Roof talks

When I was in college and I lived in the top story of a old yellow home in downtown Charleston I used to climb on the roof a lot. We all did it, and we weren’t supposed to. Our lease specifically said so, and even if it hadn’t, our landlord told us enough to burn it into our brains, but we didn’t listen.

The house was beautiful on the outside, and a little run down on the inside. The space we shared in what we affectionately called “the penthouse” was probably too small for four girls, but we made it work. Each room had a window to the second floor roof. You could step right out onto it and walk around to the back of the house to climb up on top of our home. I’m not saying you could see the entire city, but you could see enough to make it worth the risk of eviction.

When I was twenty I didn’t know a whole lot about who I was by myself yet. I knew who I was around other people. I knew how to share space and live in it with three other girls. I knew what meals we all liked to cook and how to balance the cleanliness of the kitchen against our deep desires to avoid cleaning it. I knew which itunes mixes would get us all dancing and singing. I knew we’d all watch Ellen together in the afternoons and Grey’s Anatomy on Thursday nights. I knew all of these things about myself as a person surrounded, but very little when it was just me.

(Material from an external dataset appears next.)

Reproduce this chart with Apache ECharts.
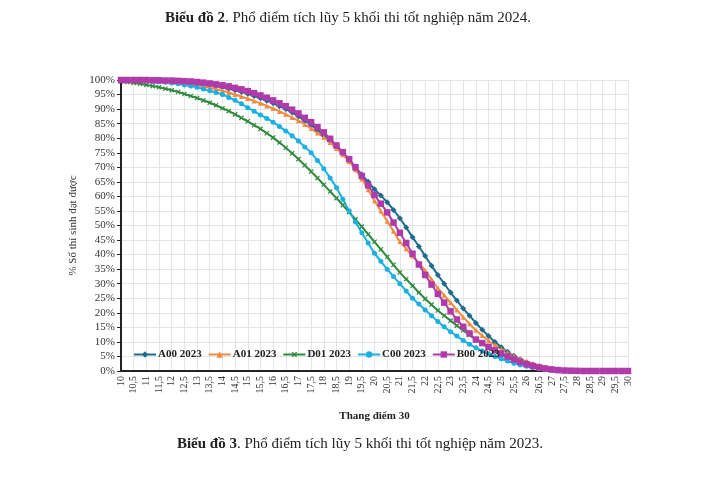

So I spent a lot of time on the roof. At first I’d go up there just to look out at the city. I’ve always loved settings that make me feel small. 6’1″ rarely feels small. So I’d sit on the chimney top with my arms wrapped around my folded legs and just compare myself to the wide world around me. It felt like I was learning something about myself, and simultaneously understanding how little I knew.

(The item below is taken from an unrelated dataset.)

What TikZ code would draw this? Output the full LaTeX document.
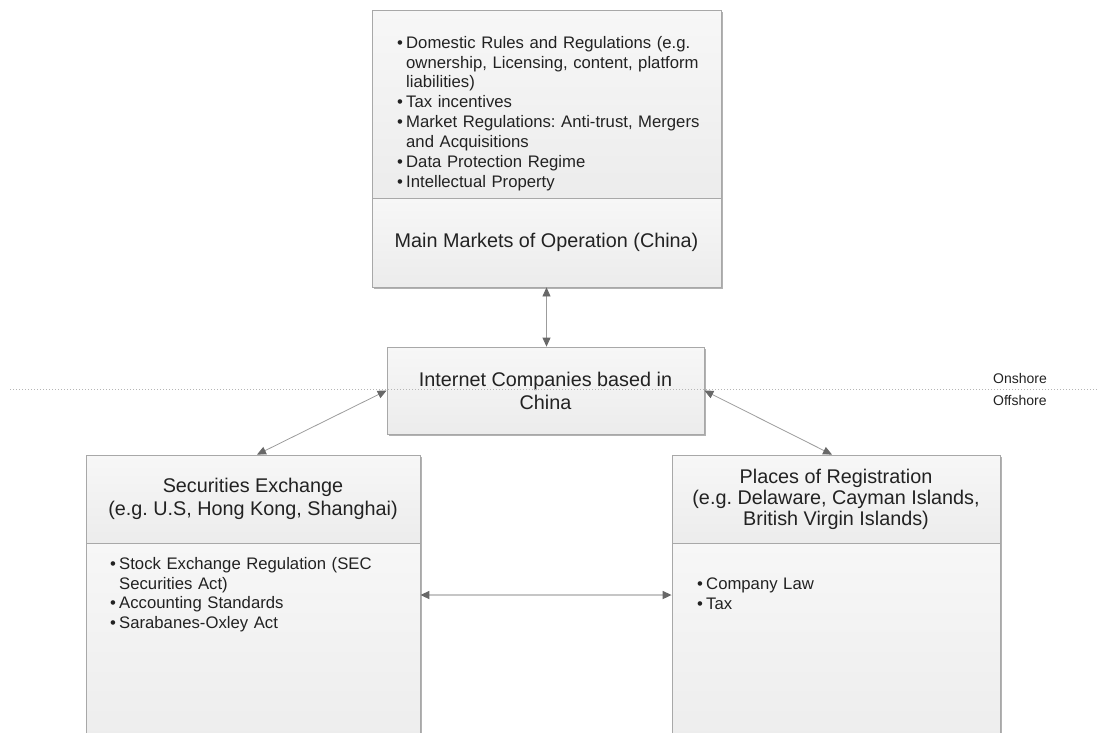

When you’re a kid you pick adults to look up to. You can identify who you’d like to be like when you’re older. You can understand that a person has the qualities you hope to hold later in life, but until you really get there you can’t actually get it. Mamaw left before I had a chance to get it. I was just 18 when she died, which I guess was old enough to understand why and how we lost her, but too young to realize how many questions she’d left me with.

It was on that roof that I started talking to Mamaw. Two years after she was gone, I realized that she wasn’t really gone. I don’t mean to sound crazy. I don’t hear Mamaw talking back to me. I don’t believe in ghosts (except I try not to say it out loud, in case some smartass ghost feels like she has to PROVE her existence.. I’m not superstitious, but I’m just covering my bases… or something). It’s just that you can talk to someone and you don’t have to always get a response. I spent more nights than I can count sitting on that roof, staring up at the sky, and asking questions to the air around me. I watched stars twinkle, and I usually cried a little, but I always found a few answers. They were never verbal, more like a settling feeling, something telling me I actually knew the answers before I even asked the questions.

On the third story roof of a downtown Charleston home I threw my rambling thoughts out into the sky, hoped someone special could hear them, and somehow learned more about myself than I had in the entire two decades before.